Le film commence réellement quand Mariem et Fares décident de partir avec leur fils au sud du pays pour un weekend détente. Sur la route, leur voiture est ciblée par un groupe de terroristes, le petit Aziz est touché par une balle et se trouve grièvement blessé. Commence alors un long cauchemar au cours duquel la vie du couple sera complètement bouleversée…
Aziz est emmené d’urgence à l’hôpital régional de Tataouine; il a besoin d’une transplantation hépatique. Suite à une série d’analyses et d’examens pour déterminer qui des deux parents est le plus compatible pour le don, on découvre que Fares n’est pas le père biologique. Le film prend à partir de ce point une toute autre tournure et s’emplit d’une charge émotionnelle incroyablement incarnée par un duo d’acteurs de choc.
On a d’une part Najla Ben Abdallah dans un personnage à fleur de peau, qui confirme son talent d’actrice avec ce rôle qui marque sa deuxième expérience au cinéma après ‘‘Thala mon amour’’, et d’autre part, Sami Bouajila qu’on avait connu dans le premier film de Abdellatif Kechiche ‘‘La faute à Voltaire’’ et qui mène aujourd’hui une carrière exceptionnelle en France. Après une absence d’une vingtaine d’années du cinéma tunisien, Sami Bouajila revient avec un rôle complexe qu’il a su incarner avec une justesse invraisemblable. L’acteur franco-tunisien a indiqué qu’il avait été fortement séduit par le scénario du film qu’il avait tout de suite accepté.

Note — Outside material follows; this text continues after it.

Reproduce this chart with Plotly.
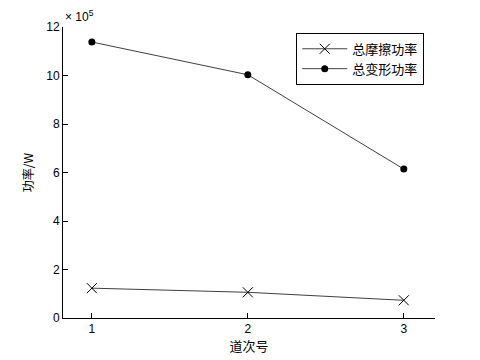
import plotly.graph_objects as go

passes = [1, 2, 3]
friction_power = [1.23e5, 1.06e5, 0.73e5]
deform_power = [11.38e5, 10.03e5, 6.14e5]
ytick_vals = [0, 2e5, 4e5, 6e5, 8e5, 10e5, 12e5]
ytick_text = ["0", "2", "4", "6", "8", "10", "12"]
names = ["总摩擦功率", "总变形功率"]

font_main = "Liberation Sans, Arial, sans-serif"
font_cjk = "Noto Sans CJK SC, sans-serif"

fig = go.Figure()
fig.add_trace(go.Scatter(
    x=passes, y=friction_power, name=names[0], mode="lines+markers",
    line=dict(color="#404040", width=1),
    marker=dict(symbol="x-thin", size=10, line=dict(color="#000000", width=1), color="#000000"),
))
fig.add_trace(go.Scatter(
    x=passes, y=deform_power, name=names[1], mode="lines+markers",
    line=dict(color="#404040", width=1),
    marker=dict(symbol="circle", size=7, color="#000000"),
))

axis_common = dict(
    showline=True, linecolor="#000000", linewidth=1, mirror=False,
    ticks="inside", ticklen=5, tickcolor="#000000", showgrid=False, zeroline=False,
    tickfont=dict(family=font_main, size=12, color="#000000"),
)

fig.update_layout(
    width=480, height=360,
    margin=dict(l=63, r=45, t=27, b=40),
    paper_bgcolor="#ffffff", plot_bgcolor="#ffffff",
    showlegend=True,
    legend=dict(
        x=0.627, y=0.98, xanchor="left", yanchor="top",
        bordercolor="#000000", borderwidth=1, bgcolor="#ffffff",
        font=dict(family=font_cjk, size=13, color="#000000"),
        tracegroupgap=0, itemwidth=45,
    ),
    xaxis=dict(range=[0.815, 3.2], tickvals=passes, ticktext=[str(p) for p in passes],
               title=dict(text="道次号", font=dict(family=font_cjk, size=13, color="#000000"), standoff=2),
               **axis_common),
    yaxis=dict(range=[0, 12e5], tickvals=ytick_vals, ticktext=ytick_text,
               title=dict(text="功率/W", font=dict(family=font_cjk, size=12, color="#000000"), standoff=10),
               **axis_common),
    annotations=[dict(
        text="× 10<sup>5</sup>", xref="paper", yref="paper", x=0.0, y=1.0,
        xanchor="left", yanchor="bottom", showarrow=False, yshift=1,
        font=dict(family=font_main, size=12, color="#000000"),
    )],
)

fig.write_html("out.html", config={"displayModeBar": False},
               post_script="document.body.style.margin='0';")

Mehdi Barsaoui (à l’extrême droite) avec l’équipe du film. Sami Bouajila, Youssef Khemiri et Najla Ben Abdallah.
Une ode à l’émancipation
Dans un point de presse tenu quelques jours avant la sortie tunisienne de film, Mehdi Barsaoui a fait savoir que le film est en partie inspirée de sa vie personnelle. Issu d’une famille recomposée, il a eu l’idée d’expliquer cette notion de parent biologique et non-biologique et de souligner que l’amour familial dépasse les liens du sang.
Malgré l’annonce bouleversante, le père décide de tout faire pour sauver ce fils dont la vie dépend désormais d’un don d’organe, chose qui s’avérera de l’ordre de l’impossible : «La liste d’attente est extrêmement longue, et la culture du don d’organes n’est pas très développée en Tunisie», fait remarquer le médecin traitant.
À partir de ce point, et en filigrane, le film met à nu le commerce d’organe dans lequel se retrouve le père malgré lui, obligé à avoir recours à des moyens immoraux et illégaux pour sauver son fils. Mehdi Barsaoui ne manque pas également de faire allusion à l’absurdité de certaines lois tunisiennes désuètes comme la restriction du don au cercle familial (sauf sur autorisation parentale), mais aussi à la loi qui condamne l’adultère à 5 ans de prison ferme, ou encore sur la tutelle parentale qui place le père comme premier responsable de la famille.
Le film est donc construit autour d’un drame familial mais propose de manière intelligente et subtile une critique poignante de certains aspects de la réalité sociale et politique, qui sert ici de toile de fond, dans une Tunisie en pleine transition démocratique, mais qui – on le distingue assez clairement dans le film- est en voie d’islamisation.
Mehdi Barsaoui aime présenter son film comme une ode à l’émancipation avec des personnages qui arrivent malgré tout à s’affranchir du poids social de la religion et du patriarcat, mais aussi, à un niveau plus intime, à se défaire de leur égo et de leur rancune pour apprendre à pardonner et à avancer à deux.